La celebración de la fiesta de las familias cristianas les ha dejado el cuerpo a los progres como a la niña de «El exorcista». El progre, que es analfabeto y se vanagloria de serlo, cuando se refiere a la familia le añade desdeñosamente el calificativo de «tradicional»; pero decir «familia tradicional» es como decir «cigüeña ovípara». El progre es ese tío que está dispuesto a defender la existencia de cigüeñas que se reproducen al modo mamífero, o por esporas; y, del mismo modo, pretende vendernos la moto de que existen familias no tradicionales. Al decir «familia tradicional», el progre revela dos rasgos constitutivos de su idiosincrasia: su incultura supina (ignora el muy zoquete que traditio significa «entrega», «transmisión»; y huelga explicar que no puede existir familia si no existe transmisión de vida, afectos y valores) y su odio atávico, inveterado, insomne a la tradición.
Y es que la razón vital del progre no es otra que acabar con la tradición, romper los vínculos que unen a unas generaciones con otras. La tradición es una larga cadena viviente en la que cada generación absorbe el acervo moral y cultural que la precede y lo entrega a la generación siguiente; y en ese proceso de transmisión, que no es inerte ni fosilizado como pretende el progre, cada generación enriquece el legado recibido mediante aportaciones propias. Así ha ocurrido desde que el mundo es mundo, en el arte y en la vida; y la civilización humana ha crecido de este modo, sobre el humus fecundo de los tesoros que las generaciones anteriores se han encargado de preservar y ceder en herencia a quienes venían después. El progre sabe que, mientras esta cadena no se quiebre, no logrará imponer sus designios; de ahí que quiera destruir el mundo heredado de nuestros antepasados y sustituirlo por otro nuevo en el que ya no existan vínculos entre generaciones. Por supuesto, este afán destructivo no es inocente: el progre sabe que el hombre desvinculado deja de ser hombre para degenerar en monicaco; sabe que, desamparado de la tradición, el hombre se convierte en carne de ingeniería social. Por eso, el progre abomina de las fiestas y ritos que nos vinculan al pasado, por eso destierra de sus planes educativos el Latín y lo sustituye por Educación para la Ciudadanía, por eso trata de matar los afectos que sólo en el seno de la familia adquieren sentido. Pero el progre no puede completar su designio destructivo sin ofrecer algo a cambio, una pacotilla que anestesie el desvalimiento humano. Y así, aprovechándose de ese desasosiego que deja en el corazón del hombre la falta de asideros, le vende progreso y modernidad como lenitivos de su terrible desvalimiento; y se los vende a través de la propaganda de los medios de adoctrinamiento de masas, logrando que el hombre alienado de su naturaleza (de la tradición que lo constituye) crea que esos lenitivos son más atractivos, logrando arrasar esa silenciosa y pensativa conversación de generaciones que a lo largo de los siglos había garantizado la transmisión de afectos y valores morales.

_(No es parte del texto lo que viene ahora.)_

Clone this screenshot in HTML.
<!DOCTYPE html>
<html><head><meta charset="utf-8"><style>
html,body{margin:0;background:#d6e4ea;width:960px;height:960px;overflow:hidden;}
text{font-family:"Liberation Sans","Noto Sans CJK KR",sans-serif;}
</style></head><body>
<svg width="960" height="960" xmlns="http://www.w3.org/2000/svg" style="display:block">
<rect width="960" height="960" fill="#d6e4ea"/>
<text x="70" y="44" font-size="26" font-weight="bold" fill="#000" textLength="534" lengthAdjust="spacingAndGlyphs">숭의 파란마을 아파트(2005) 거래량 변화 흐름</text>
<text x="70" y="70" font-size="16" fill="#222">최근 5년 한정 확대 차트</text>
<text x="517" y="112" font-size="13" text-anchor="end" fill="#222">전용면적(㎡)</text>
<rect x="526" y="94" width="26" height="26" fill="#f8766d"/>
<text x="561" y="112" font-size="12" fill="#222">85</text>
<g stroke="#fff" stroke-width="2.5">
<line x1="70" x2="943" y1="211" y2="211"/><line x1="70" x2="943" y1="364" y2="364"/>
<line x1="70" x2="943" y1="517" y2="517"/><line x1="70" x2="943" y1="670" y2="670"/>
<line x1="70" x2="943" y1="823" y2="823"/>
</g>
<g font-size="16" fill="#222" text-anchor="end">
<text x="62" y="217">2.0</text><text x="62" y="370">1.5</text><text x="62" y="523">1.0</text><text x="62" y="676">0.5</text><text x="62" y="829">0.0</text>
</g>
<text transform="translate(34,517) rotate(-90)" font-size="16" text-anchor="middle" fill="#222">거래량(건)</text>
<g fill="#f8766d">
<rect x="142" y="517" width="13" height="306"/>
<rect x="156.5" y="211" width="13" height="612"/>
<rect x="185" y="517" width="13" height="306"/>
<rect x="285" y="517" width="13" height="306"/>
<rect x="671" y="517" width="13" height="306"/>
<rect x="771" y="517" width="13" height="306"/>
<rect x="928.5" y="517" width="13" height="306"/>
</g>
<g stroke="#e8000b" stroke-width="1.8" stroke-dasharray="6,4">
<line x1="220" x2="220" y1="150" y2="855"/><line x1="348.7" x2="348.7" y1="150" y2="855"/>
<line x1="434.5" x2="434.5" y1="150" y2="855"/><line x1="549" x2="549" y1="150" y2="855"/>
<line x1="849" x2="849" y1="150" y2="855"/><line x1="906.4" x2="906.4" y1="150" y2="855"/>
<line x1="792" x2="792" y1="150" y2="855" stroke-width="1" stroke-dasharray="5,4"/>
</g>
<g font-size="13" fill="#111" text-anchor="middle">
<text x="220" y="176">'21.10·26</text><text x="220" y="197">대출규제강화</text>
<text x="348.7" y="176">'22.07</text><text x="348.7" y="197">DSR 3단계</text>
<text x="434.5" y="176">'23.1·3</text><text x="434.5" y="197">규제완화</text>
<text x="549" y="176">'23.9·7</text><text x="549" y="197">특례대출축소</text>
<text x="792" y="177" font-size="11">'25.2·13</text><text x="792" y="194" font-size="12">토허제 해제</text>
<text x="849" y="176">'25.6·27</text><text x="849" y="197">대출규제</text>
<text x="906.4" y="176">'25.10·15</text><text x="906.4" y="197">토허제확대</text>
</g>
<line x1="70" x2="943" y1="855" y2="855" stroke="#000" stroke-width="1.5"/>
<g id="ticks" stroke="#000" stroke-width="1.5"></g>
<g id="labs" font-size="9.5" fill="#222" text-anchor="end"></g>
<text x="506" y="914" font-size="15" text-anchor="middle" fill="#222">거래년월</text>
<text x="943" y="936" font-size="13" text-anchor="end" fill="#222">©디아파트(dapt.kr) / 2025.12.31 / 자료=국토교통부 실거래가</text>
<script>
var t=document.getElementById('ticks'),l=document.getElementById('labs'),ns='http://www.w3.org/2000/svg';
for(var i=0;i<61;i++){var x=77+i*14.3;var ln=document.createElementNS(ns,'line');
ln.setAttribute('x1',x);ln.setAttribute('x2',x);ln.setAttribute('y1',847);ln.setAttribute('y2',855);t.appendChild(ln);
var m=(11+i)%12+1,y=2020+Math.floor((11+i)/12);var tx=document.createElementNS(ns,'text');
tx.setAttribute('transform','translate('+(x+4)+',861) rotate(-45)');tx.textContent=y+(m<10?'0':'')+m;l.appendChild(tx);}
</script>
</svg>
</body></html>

El progre sabe que para llevar a cabo su misión necesita destrozar el tejido celular de la sociedad, los vínculos que unos hombres entablan con otros según un impulso cordial y sagrado. También sabe que la primera sociedad natural es la familia: destruida ésta, será mucho más sencillo llevar a cabo sus designios. Y disfruta orgiásticamente contemplando los efectos de su devastadora acción: matrimonios deshechos porque sí a velocidad exprés, hogares desbaratados con el menor pretexto o sin pretexto alguno, hijos desparramados y convertidos en carne de psiquiatra, abortos a mansalva, nuevas fórmulas combinatorias humanas negadas a la transmisión de la vida, etcétera. Cuando, por el contrario, descubre que aún hay familias que se resisten a su ingeniería social; cuando descubre que aún queda gente con sueños comunes, con ideales compartidos, con afectos heredados de sus mayores que se renuevan en sus hijos; cuando descubre la fidelidad y la perseverancia de los buenos en medio de una generación que ya creía pervertida; cuando descubre que, además, toda esa resistencia numantina se funda en Dios… bueno, es natural que se le ponga el cuerpo como a la niña de «El exorcista».